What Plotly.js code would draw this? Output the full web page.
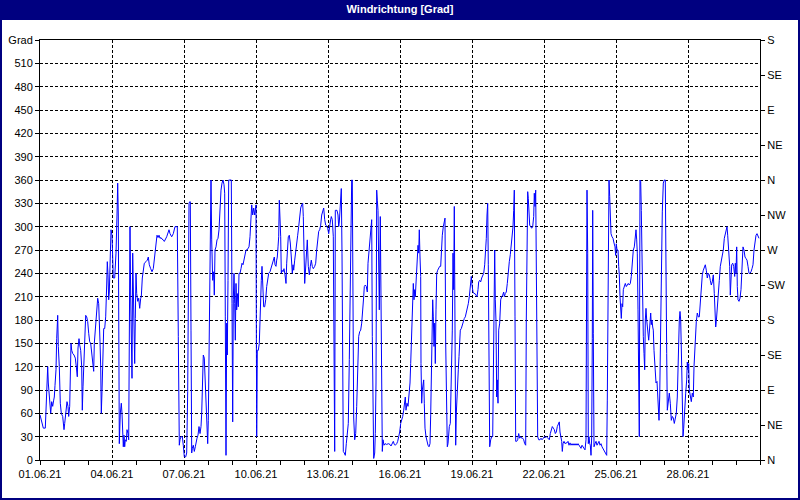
<!DOCTYPE html>
<html>
<head>
<meta charset="utf-8">
<script src="https://cdn.plot.ly/plotly-3.0.1.min.js"></script>
<style>
html,body{margin:0;padding:0;background:#ffffff;}
#chart{width:800px;height:500px;}
</style>
</head>
<body>
<div id="chart"></div>
<script>
// Hours since 01.06.21 00:00 and wind direction in degrees
const hours = [
0,1.3,3.3,5.3,6,6.7,7.7,8.3,9.3,10.7,11.7,12.7,13.7,14.3,15,16,16.7,17.7,18.3,19.3,20.3,21.3,22.7,24,24.7,26,27,28,28.7,29.7,30.3,31,31.7,32.7,34,35.3,36.3,37.3,38,39,39.7,40.7,41.7,42.3,43,44,45,45.7,46.7,47.7,48.7,49.7,50.7,51.7,52.7,53.7,54.3,55.7,56.7,57.7,58.7,59.3,60,60.7,61.3,62,62.7,63.7,64.7,65.7,66.7,67.3,68,68.7,69.3,70.3,71,72,72.7,73.3,74.7,75.3,76,77,77.7,78.3,79,79.3,80.3,81.3,82,82.7,83.3,84,84.7,85.3,86.3,87,88,88.7,89.3,90,90.7,91.3,92,92.7,93.3,94,94.7,95.3,96,96.7,97.7,98.7,99.7,100.7,101.3,102.3,103.3,104.3,106,107.3,108.3,109.3,110.7,112,113.3,114.3,115,116,117,118,119,120,121,122,123.3,124.3,125.3,
126.7,129,130,131.7,133.3,135,137.3,138.3,139.3,140,141,142.3,143.3,144.3,145.7,146.7,147.7,148.3,149,149.7,150.3,151,151.7,152.3,153.3,154.3,155.3,156,157,158,159,160,161,161.7,162.3,163.3,164.3,165,166,167,167.7,168.3,169,169.7,170.3,171,171.7,172.7,173.7,174.3,175,176,177,178,179,180,181,182,183,184,184.7,185.3,186,186.7,187.3,188,188.7,189.7,190.7,191.3,192,192.7,193.3,194,194.7,195.3,196,196.7,197.3,198.3,199,200,201,202,203,204,205,206,207,208,209,210,210.7,211.7,212.7,213.7,214.7,215.3,216,216.3,216.7,217,217.3,218.3,219.3,220,220.7,221.3,222,222.7,223.7,224.7,225.7,226.7,227.7,228.7,230,231.7,233.3,234.3,235,236,236.7,237.3,238,238.7,239.3,240,240.7,241.3,242,243,244,245,
246,246.7,247.3,248.3,249.3,250.3,251.3,252.3,253,253.7,254.7,255.7,256.7,257.7,258.7,259.7,260.7,261.7,262.7,263.3,264,264.7,265.3,266.3,267.3,268.3,269.3,270.3,271.3,272.3,273.3,274.7,275.7,276.7,277.7,278.7,279.7,280.7,281.7,282.7,283.7,284.7,285.7,286.7,287.7,288.7,289.3,290.3,291.3,292.3,293.3,294,294.7,295.3,296,297,298,298.7,299.3,300.3,301.3,302,302.7,303.3,304.3,305.3,306.3,307.3,308.3,309.3,310.3,311,311.7,312.3,313,313.7,314.7,315.7,316.7,317.7,318.7,319.7,320.7,321.7,322.7,323.7,324.3,325.3,326.3,327.3,328,329,330,331,331.7,332.3,333,333.7,334.7,335.3,336,336.7,337.3,338,338.7,339.3,340.3,341,341.7,342.3,343,344,345,346.7,348.3,350,351,352,353.3,354.3,355.3,356.7,357.7,358.7,359.7,360.7,361.7,362.7,363.7,364.7,365.3,366,367,368,369,370,370.7,371.3,372,372.7,373.3,374,374.7,
375.3,376,376.7,377.3,378,378.7,379.3,380,380.7,381,381.7,382.3,383,383.7,384.3,385,386,387,388,389,390,390.7,391.3,392,392.7,393.3,394,394.7,395.3,396,396.7,397.7,398.7,399.7,400.7,401.3,402.3,403.3,404.3,405,405.7,406.3,407.3,408,408.7,409.3,410.3,411,411.7,412.3,413,413.7,414.3,415,415.7,416.3,417,417.7,418.3,419,419.7,420.3,421.3,422.3,423.3,424.3,425.3,426.3,427.3,428.3,429.3,430.3,431.3,432,433,434,435,436,437,438,438.7,439.7,440.7,441.7,442.7,443.7,444.7,445.7,446.3,447,447.7,448.3,449,449.7,450.7,451.7,452.7,453.3,454,454.7,455.3,456,456.7,457.3,458,458.7,459.7,460.7,461.7,462.7,463.7,464.3,465.3,466.3,467.3,468.3,469.3,470.3,471,472,473,473.7,474.3,475,475.7,476.7,477.7,478.7,479.7,480.7,481.7,482.7,483.7,484.7,485.7,486.3,487,487.7,488.3,489,489.7,490.7,491.7,492.7,493.7,494.3,495,495.7,496.3,497,497.7,498.7,
499,500,501,502,503.3,504.3,505.3,506.3,507.3,508.3,509.3,510.3,511.3,512.3,513.3,514.3,515.3,516.3,517.3,518.3,519.3,520,520.7,521.7,522.3,523,524,525,526,527,528,529,530,531,532,533,534,535,536,537,538,539,540,541,542,543,544,545,546,546.7,547,547.7,548.3,549,549.7,550.3,551,551.7,552.3,552.7,553.3,554,555,556,557,558,559,560,561,562,563,564,565,566,566.7,567.3,568,568.7,569,569.7,570.3,571,572,573,574,575,575.7,576.3,577,578,578.7,579.3,580,580.7,581.3,582,582.7,583.3,584.3,585.3,586.3,587.3,588.3,589.3,590.3,591.3,592.3,593.3,594.3,595.3,596,596.7,597.3,598,598.7,599.3,600,600.7,601.3,602,602.7,603.3,604,604.7,605.3,606,606.7,607.7,608.7,609.7,610.7,611.3,612,612.7,613.3,614,614.7,
615,616,617,617.7,618.3,619,619.7,620.3,621,621.7,622.3,623.3,624.3,625.3,626,626.7,627.3,628.3,629.3,630.3,631.3,632.3,633.3,634.3,635.3,636.3,637.3,638.3,639.3,640,640.7,641.7,642.3,643,643.7,644.3,645,645.7,646.7,647.3,648,648.7,649.3,650.3,651.3,652.3,653.3,654,654.7,655.3,656.3,657.3,658.3,659.3,660.3,661.3,662.3,663.3,664.3,665.3,666.3,667.3,668.3,669.3,670.3,671.3,672.3,673.3,674.3,675,675.7,676.3,677.3,678.3,679.3,680.3,681.3,682.3,683.3,684.3,685.3,686.3,687,687.7,688.7,689.7,690.3,691,691.7,692.7,693.7,694.7,695.3,696,696.7,697.3,698,699,700,701,702,703,704,705,706,707,708,709,710,711,712,713,714,715,716,717,718,719
];
const grad = [
58,51,41,41,60,99,120,99,77,60,75,69,77,81,96,116,156,186,146,120,73,60,56,39,47,69,75,69,56,69,118,150,141,137,135,131,120,107,144,156,148,141,120,64,94,129,156,186,184,178,163,152,150,137,122,114,150,180,197,208,201,186,152,120,60,88,141,169,169,184,225,255,238,206,216,270,296,289,257,234,234,249,266,315,356,315,189,21,60,73,60,30,17,32,17,26,24,39,34,26,163,300,210,174,105,266,229,171,124,182,240,214,204,208,195,208,210,234,249,253,255,257,261,251,246,242,246,257,268,283,289,286,289,285,286,284,283,281,283,
287,296,291,287,291,300,300,159,19,26,30,30,19,4,4,9,88,249,330,332,332,167,9,15,19,11,17,24,28,32,43,34,43,60,99,135,131,103,81,47,21,51,141,279,334,360,283,231,242,212,270,274,283,285,296,324,347,356,360,354,343,184,6,176,135,231,360,360,360,360,201,49,206,240,201,154,227,193,214,197,240,240,246,253,251,257,266,270,270,272,274,287,313,328,315,324,315,324,328,180,30,81,141,141,150,193,197,231,249,219,197,197,206,223,236,240,242,249,257,261,251,249,257,261,274,287,334,313,287,240,244,242,246,238,
227,253,274,287,289,279,261,240,251,244,257,266,276,289,300,315,324,328,330,313,270,227,240,270,283,249,238,249,257,249,246,249,253,270,287,294,296,302,315,321,324,309,302,301,298,291,300,306,313,309,287,163,11,321,321,321,315,300,306,339,349,266,94,11,9,6,21,36,47,129,236,283,360,360,212,54,26,34,69,120,159,165,167,176,189,210,223,225,223,216,253,270,287,300,309,159,77,2,9,34,99,347,334,321,274,193,313,236,81,11,26,19,21,20,21,20,18,21,24,20,19,21,24,30,36,47,51,56,64,79,81,64,73,69,86,99,124,150,184,197,227,206,219,
210,227,249,249,276,266,296,261,236,124,73,90,99,103,73,41,30,24,19,17,21,58,124,180,206,184,146,176,124,193,240,244,246,249,249,266,289,300,306,311,150,90,17,21,34,43,47,90,90,167,266,219,326,90,19,60,90,90,116,133,159,167,169,174,178,182,184,189,193,201,210,223,236,225,216,214,214,212,210,219,229,231,229,234,238,240,251,268,285,315,330,251,94,17,26,30,30,90,210,270,206,178,81,103,73,167,176,206,210,212,216,210,214,216,227,244,255,264,274,285,300,321,347,184,24,24,26,34,28,30,28,28,26,21,19,180,291,345,336,315,302,300,298,300,313,343,326,347,274,116,30,26,
26,26,28,26,28,30,29,30,29,28,26,34,41,43,41,39,34,36,43,47,49,36,32,24,11,21,24,21,22,22,24,19,22,19,21,19,21,19,21,19,21,19,17,15,19,17,15,13,26,180,347,266,21,30,21,19,6,30,156,321,163,17,21,24,19,21,24,19,21,17,15,13,11,9,6,77,270,313,360,339,304,291,287,285,279,274,263,278,270,270,249,238,210,197,182,201,197,219,225,227,223,225,227,225,227,236,257,270,274,283,296,283,266,193,99,30,360,358,321,240,180,159,137,116,180,195,180,163,154,171,189,174,180,171,167,141,120,
118,99,101,81,58,51,81,141,216,270,319,356,360,360,285,137,64,81,86,73,51,56,54,47,54,60,81,141,180,191,180,120,77,30,41,60,77,86,103,126,116,124,90,81,75,86,81,120,146,148,178,189,184,184,204,229,238,244,249,251,244,234,240,238,231,225,229,238,214,189,171,178,201,214,231,249,255,261,270,285,291,296,300,289,270,249,212,236,251,253,249,236,253,240,274,223,206,204,208,219,253,274,270,261,259,257,249,240,240,242,246,251,270,283,289,291,287,285
];

const startDate = '2021-06-01 00:00:00';
const endDate = '2021-07-01 00:00:00';
const dateTickVals = ['2021-06-01','2021-06-04','2021-06-07','2021-06-10','2021-06-13','2021-06-16','2021-06-19','2021-06-22','2021-06-25','2021-06-28'];
const dateTickText = ['01.06.21','04.06.21','07.06.21','10.06.21','13.06.21','16.06.21','19.06.21','22.06.21','25.06.21','28.06.21'];
const gradTickVals = [0,30,60,90,120,150,180,210,240,270,300,330,360,390,420,450,480,510,540];
const gradTickText = ['0','30','60','90','120','150','180','210','240','270','300','330','360','390','420','450','480','510','Grad'];
const compassVals = [0,45,90,135,180,225,270,315,360,405,450,495,540];
const compassText = ['N','NE','E','SE','S','SW','W','NW','N','NE','E','SE','S'];
const chartTitle = 'Windrichtung [Grad]';

const t0 = Date.UTC(2021,5,1);
const xDates = hours.map(h => new Date(t0 + Math.round(h*3600000)).toISOString().slice(0,19).replace('T',' '));

const font = {family:'Liberation Sans, Arial, sans-serif', size:11, color:'#000000'};
const navy = '#000080';

const traces = [
  {x:xDates, y:grad, type:'scatter', mode:'lines', line:{color:'#0000ff', width:1}, hoverinfo:'skip', showlegend:false},
  {x:[], y:[], type:'scatter', mode:'lines', yaxis:'y2', showlegend:false, hoverinfo:'skip'}
];

const layout = {
  width:800, height:500,
  margin:{l:40, r:40, t:40, b:40, pad:0},
  paper_bgcolor:'#ffffff', plot_bgcolor:'#ffffff',
  font:font,
  showlegend:false,
  title:{text:'<b>'+chartTitle+'</b>', font:{family:'Liberation Sans, Arial, sans-serif', size:11, color:'#ffffff'},
         x:0.5, xref:'container', xanchor:'center', y:0.981, yref:'container', yanchor:'middle'},
  xaxis:{
    type:'date', range:[startDate, endDate],
    tickmode:'array', tickvals:dateTickVals, ticktext:dateTickText,
    ticks:'outside', ticklen:4, tickcolor:'#000', tickwidth:1,
    minor:{tickmode:'linear', tick0:startDate, dtick:86400000, ticks:'outside', ticklen:4, tickcolor:'#000', showgrid:false},
    showgrid:true, gridcolor:'#000', gridwidth:1, griddash:'3px,2px',
    showline:true, linecolor:'#000', linewidth:1, mirror:true,
    zeroline:false, tickfont:font, fixedrange:true
  },
  yaxis:{
    range:[0,540], tickmode:'array', tickvals:gradTickVals, ticktext:gradTickText,
    ticks:'outside', ticklen:4, tickcolor:'#000',
    showgrid:true, gridcolor:'#000', gridwidth:1, griddash:'3px,2px',
    showline:true, linecolor:'#000', linewidth:1, mirror:true,
    zeroline:false, tickfont:font, fixedrange:true
  },
  yaxis2:{
    overlaying:'y', side:'right', range:[0,540],
    tickmode:'array', tickvals:compassVals, ticktext:compassText,
    ticks:'outside', ticklen:4, tickcolor:'#000',
    showgrid:false, showline:false, zeroline:false, tickfont:font, fixedrange:true
  },
  shapes:[
    {type:'rect', xref:'paper', yref:'paper', x0:-40/720, x1:1+40/720, y0:(460-20)/420, y1:460/420,
     fillcolor:navy, line:{width:0}, layer:'below'},
    {type:'rect', xref:'paper', yref:'paper', x0:-39/720, x1:1+39/720, y0:-39/420, y1:459/420,
     fillcolor:'rgba(0,0,0,0)', line:{color:navy, width:2}, layer:'below'}
  ]
};

Plotly.newPlot('chart', traces, layout, {displayModeBar:false, staticPlot:true});
</script>
</body>
</html>
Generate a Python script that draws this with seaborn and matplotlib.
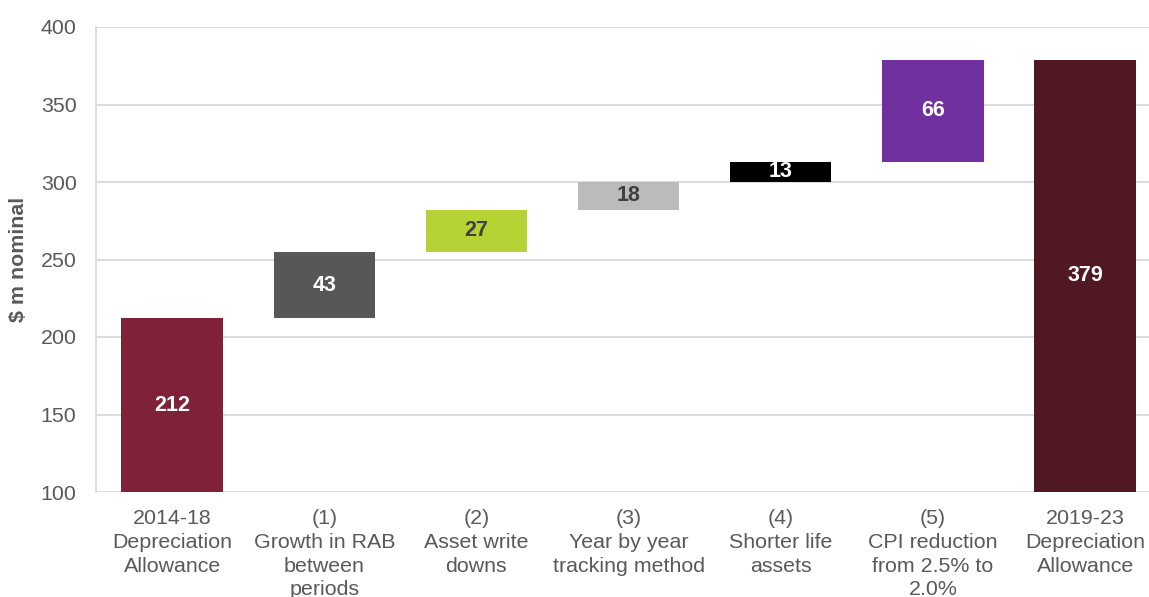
import matplotlib
matplotlib.use("Agg")
import matplotlib.pyplot as plt
import seaborn as sns
import pandas as pd

categories = ["2014-18\nDepreciation\nAllowance",
              "(1)\nGrowth in RAB\nbetween\nperiods",
              "(2)\nAsset write\ndowns",
              "(3)\nYear by year\ntracking method",
              "(4)\nShorter life\nassets",
              "(5)\nCPI reduction\nfrom 2.5% to\n2.0%",
              "2019-23\nDepreciation\nAllowance"]
values = [212, 43, 27, 18, 13, 66, 379]
is_total = [True, False, False, False, False, False, True]
colors = ["#7F2239", "#575757", "#B5D334", "#BBBBBB", "#000000", "#7030A0", "#4F1823"]
label_colors = ["white", "white", "#404040", "#404040", "white", "white", "white"]
yticks = [100, 150, 200, 250, 300, 350, 400]

# waterfall bottoms computed from the values
bottoms = []
running = 0
for v, t in zip(values, is_total):
    if t:
        bottoms.append(0)
        running = v
    else:
        bottoms.append(running)
        running += v

sns.set_theme(style="white")
plt.rcParams['font.family'] = ['Liberation Sans', 'DejaVu Sans']

fig = plt.figure(figsize=(11.49, 5.97), dpi=100)
ax = fig.add_axes([96/1149, 105/597, 1 - 96/1149, (492-27)/597])

for cat, v, b, c in zip(categories, values, bottoms, colors):
    d = pd.DataFrame({"cat": [cat], "val": [v]})
    sns.barplot(data=d, x="cat", y="val", order=categories, color=c, bottom=b,
                width=0.665, ax=ax, saturation=1, linewidth=0, zorder=3)

ax.set_ylim(100, 400)
ax.set_xlim(-0.5, 6.42)
ax.set_yticks(yticks)
ax.yaxis.grid(True, color="#D9D9D9", linewidth=1.3, zorder=0)
ax.set_axisbelow(True)
for s in ["top", "right", "bottom"]:
    ax.spines[s].set_visible(False)
ax.spines["left"].set_color("#D9D9D9")
ax.spines["left"].set_linewidth(1.3)
ax.tick_params(axis="y", length=0, pad=14, labelsize=15.4, labelcolor="#595959")
ax.tick_params(axis="x", length=0, pad=12.5, labelsize=15.4, labelcolor="#595959")
for lbl in ax.get_xticklabels():
    lbl.set_linespacing(1.31)
ax.set_xlabel("")
ax.set_ylabel("$ m nominal", fontsize=15.4, fontweight="bold", color="#595959", labelpad=9)

for i, (v, b) in enumerate(zip(values, bottoms)):
    lo = max(b, 100)
    mid = (lo + b + v) / 2
    ax.text(i, mid, str(v), ha="center", va="center", color=label_colors[i],
            fontsize=15.5, fontweight="bold", zorder=4)

fig.savefig("out.png", dpi=100)
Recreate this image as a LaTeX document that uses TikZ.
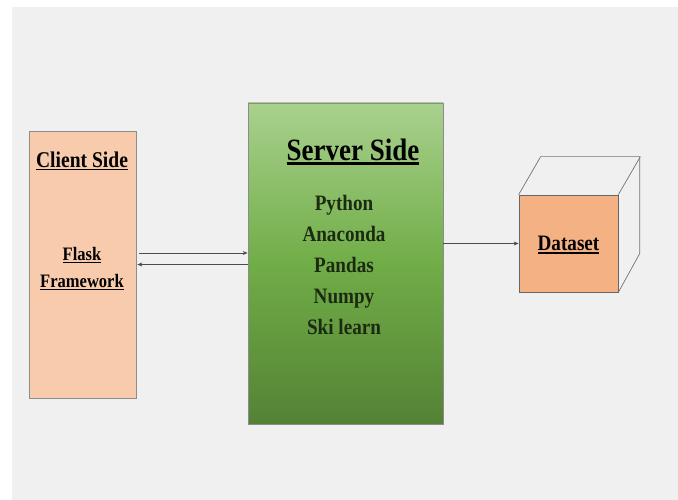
====
What is needed>
Quote word for word only the lines above from the one containing "Generate a Python" through the one containing "yticks = [100, 150, 200, 250, 300, 350, 400]". Pictures stay out of your copy.

Output of the task>
Generate a Python script that draws this with seaborn and matplotlib.
import matplotlib
matplotlib.use("Agg")
import matplotlib.pyplot as plt
import seaborn as sns
import pandas as pd

categories = ["2014-18\nDepreciation\nAllowance",
              "(1)\nGrowth in RAB\nbetween\nperiods",
              "(2)\nAsset write\ndowns",
              "(3)\nYear by year\ntracking method",
              "(4)\nShorter life\nassets",
              "(5)\nCPI reduction\nfrom 2.5% to\n2.0%",
              "2019-23\nDepreciation\nAllowance"]
values = [212, 43, 27, 18, 13, 66, 379]
is_total = [True, False, False, False, False, False, True]
colors = ["#7F2239", "#575757", "#B5D334", "#BBBBBB", "#000000", "#7030A0", "#4F1823"]
label_colors = ["white", "white", "#404040", "#404040", "white", "white", "white"]
yticks = [100, 150, 200, 250, 300, 350, 400]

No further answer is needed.